The Soiling of Old Glory: The Story of a Photograph That Shocked AmericaThe Soiling of Old Glory: The Story of a Photograph That Shocked America by Louis P. Masur

On April 5, 1976, a white man attacked a black man with an American flag on a pole. By great good luck — or bad, depending on your point of view — Boston’s Herald American photographer, Stanley Forman, was standing in the right place at the right time — or wrong, see above — with his finger on the shutter of his camera. The resulting photograph was reprinted around the world and won the Pulitzer Prize, and pretty much stopped busing in Boston dead in its tracks.

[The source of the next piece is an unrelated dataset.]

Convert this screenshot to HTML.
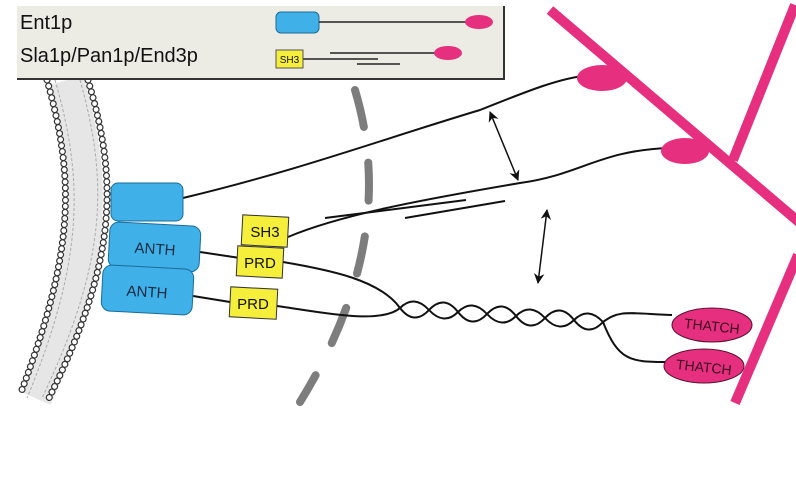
<!DOCTYPE html>
<html><head><meta charset="utf-8"><style>
html,body{margin:0;padding:0;background:#fff;width:796px;height:500px;overflow:hidden}
svg{display:block}
text{font-family:"Liberation Sans",sans-serif}
</style></head><body>
<svg width="796" height="500" viewBox="0 0 796 500" xmlns="http://www.w3.org/2000/svg">
<defs>
<marker id="ah" viewBox="0 0 10 10" refX="9" refY="5" markerWidth="7" markerHeight="9" orient="auto-start-reverse">
<path d="M0,0 L10,5 L0,10 L3,5 z" fill="#111"/></marker>
</defs>
<!-- membrane -->
<path d="M67,80 C96,180 96,260 35,398" fill="none" stroke="#e6e6e6" stroke-width="34"/>
<path d="M55,80 C84,180 84,260 27,398 M80,80 C108,180 108,260 42,398" fill="none" stroke="#aaa" stroke-width="1" stroke-dasharray="3 2"/>
<path d="M47,80 C75,180 75,250 20,395" fill="none" stroke="#333" stroke-width="7" stroke-linecap="round" stroke-dasharray="0.1 6"/>
<path d="M47,80 C75,180 75,250 20,395" fill="none" stroke="#fff" stroke-width="4.6" stroke-linecap="round" stroke-dasharray="0.1 6"/>
<path d="M88,80 C118,180 118,260 48,400" fill="none" stroke="#333" stroke-width="7" stroke-linecap="round" stroke-dasharray="0.1 6"/>
<path d="M88,80 C118,180 118,260 48,400" fill="none" stroke="#fff" stroke-width="4.6" stroke-linecap="round" stroke-dasharray="0.1 6"/>
<!-- gray dashed arc -->
<path d="M355,90 Q400,240 300,402" fill="none" stroke="#7d7d7d" stroke-width="8" stroke-linecap="round" stroke-dasharray="38 36"/>
<!-- actin -->
<g stroke="#e62f7e" stroke-width="10" fill="none">
<line x1="550" y1="10" x2="800" y2="223"/>
<line x1="733" y1="160" x2="795" y2="5"/>
<line x1="798" y1="255" x2="735" y2="403"/>
</g>
<!-- lines -->
<g fill="none" stroke="#111" stroke-width="2">
<path d="M183,198 C300,170 380,140 480,110 C530,90 560,78 590,75"/>
<path d="M288,237 C340,215 420,200 520,183 C580,175 600,150 670,148"/>
<path d="M325,218 L466,200 M405,218 L505,201"/>
<path d="M200,252 L240,258 M283,262 C330,270 380,280 400,308"/>
<path d="M193,296 L230,302 M277,306 C320,312 380,325 400,308"/>
<path d="M400,308 q14,-14 29,2 t29,2 t29,2 t29,2 t29,2 t29,2 t29,2"/>
<path d="M400,308 q14,18 29,2 t29,2 t29,2 t29,2 t29,2 t29,2 t29,2"/>
<path d="M603,322 C620,310 625,313 672,315"/>
<path d="M603,322 C618,360 630,362 665,362"/>
</g>
<!-- arrows -->
<line x1="490" y1="112" x2="518" y2="180" stroke="#111" stroke-width="1.5" marker-start="url(#ah)" marker-end="url(#ah)"/>
<line x1="547" y1="210" x2="538" y2="283" stroke="#111" stroke-width="1.5" marker-start="url(#ah)" marker-end="url(#ah)"/>
<!-- pink blobs -->
<ellipse cx="602" cy="78" rx="25" ry="13" fill="#e62f7e"/>
<ellipse cx="685" cy="151" rx="24" ry="13" fill="#e62f7e"/>
<ellipse cx="712" cy="325" rx="40" ry="17" fill="#e62f7e" stroke="#5a1030" stroke-width="1"/>
<ellipse cx="704" cy="366" rx="40" ry="17" fill="#e62f7e" stroke="#5a1030" stroke-width="1"/>
<text x="712" y="331" font-size="14" text-anchor="middle" fill="#3a0a1e" transform="rotate(6 712 325)">THATCH</text>
<text x="704" y="372" font-size="14" text-anchor="middle" fill="#3a0a1e" transform="rotate(6 704 366)">THATCH</text>
<!-- blue boxes -->
<rect x="111" y="183" width="72" height="38" rx="7" fill="#3fb0e8" stroke="#1a6d9a"/>
<rect x="109" y="224" width="91" height="46" rx="9" fill="#3fb0e8" stroke="#1a6d9a" transform="rotate(3 154 247)"/>
<rect x="102" y="267" width="91" height="46" rx="9" fill="#3fb0e8" stroke="#1a6d9a" transform="rotate(3 147 290)"/>
<text x="155" y="254" font-size="15" text-anchor="middle" fill="#0f2a40" transform="rotate(4 155 249)">ANTH</text>
<text x="147" y="297" font-size="15" text-anchor="middle" fill="#0f2a40" transform="rotate(4 147 292)">ANTH</text>
<!-- yellow boxes -->
<g fill="#f5ee3a" stroke="#333" stroke-width="1">
<rect x="242" y="216" width="46" height="30" transform="rotate(3 265 231)"/>
<rect x="237" y="247" width="46" height="30" transform="rotate(3 260 262)"/>
<rect x="230" y="288" width="47" height="30" transform="rotate(3 253 303)"/>
</g>
<text x="265" y="237" font-size="15" text-anchor="middle" fill="#111">SH3</text>
<text x="260" y="268" font-size="15" text-anchor="middle" fill="#111">PRD</text>
<text x="253" y="309" font-size="15" text-anchor="middle" fill="#111">PRD</text>
<!-- legend -->
<rect x="17" y="6" width="487" height="73" fill="#ecebe4"/>
<path d="M17,79 H504 V6" fill="none" stroke="#333" stroke-width="2"/>
<text x="20" y="29" font-size="20" fill="#111">Ent1p</text>
<text x="20" y="62" font-size="20" fill="#111">Sla1p/Pan1p/End3p</text>
<rect x="276" y="12" width="43" height="21" rx="5" fill="#3fb0e8" stroke="#1a6d9a"/>
<line x1="319" y1="22" x2="466" y2="22" stroke="#222" stroke-width="1.5"/>
<ellipse cx="479" cy="22" rx="14" ry="7" fill="#e62f7e"/>
<line x1="303" y1="59" x2="378" y2="59" stroke="#222" stroke-width="1.5"/>
<line x1="330" y1="53" x2="436" y2="53" stroke="#222" stroke-width="1.5"/>
<line x1="357" y1="64" x2="400" y2="64" stroke="#222" stroke-width="1.5"/>
<ellipse cx="448" cy="53" rx="14" ry="7" fill="#e62f7e"/>
<rect x="276" y="50" width="27" height="18" fill="#f5ee3a" stroke="#555"/>
<text x="289.5" y="63" font-size="10" text-anchor="middle" fill="#111">SH3</text>
</svg>
</body></html>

This book tells the story behind the photograph. Who was the white man with the flag? Who was the black man being attacked? Who were all those white students and why were they so mad? Who was the photographer, and how did he get that shot, and how did he almost lose it, and why is the caption so important? Why was Boston, previously known as “the cradle of liberty,” suddenly such a hotspot for racial inequality and the civil rights movement? And why was this photograph, out of so many documenting white-on-black abuse at that time, why did this one imprint itself so strongly on the nation’s psyche? Masur writes

Many of the most notorious images of racial violence involve police brutality–the authorities using excessive force against African Americans….In contrast, Forman’s shot captures one citizen attacking another. And it was not just any violent assault, but one that employed the American flag as a weapon–in the year of the nation’s Bicentennial, no less.”

This is a fascinating study of a single image that reverberates back to other images, including Joe Rosenthal’s “Flag Raising on Mt. Suribachi.” “It seemed,” writes Masur

…as if one could write a history of the nation’s decline in the thirty one years between [Rosenthal’s photograph and Forman’s]. Not merely the busing crisis but a general sense of malaise afflicted the country in the mid-1970s. Whatever economic and social progress had been made in the 1950s and ’60s seemed stalled. Americans suffered through Vietnam and they suffered through Watergate, two crises that raised fundamental questions about patriotism and the vitality of the nation. People felt lost, and into that sense of dislocation entered Forman’s shocking photograph that seemed to confirm the worst nightmares over the fate of the country.

Masur also points out the positively eerie similarities between Forman’s photograph and and Paul Revere’s engraving of the Boston Massacre. Where, it must be remembered, one of the victims was a black man named Crispus Attucks.

You’ll learn a little about how to “read” photographs, too. Highly recommended.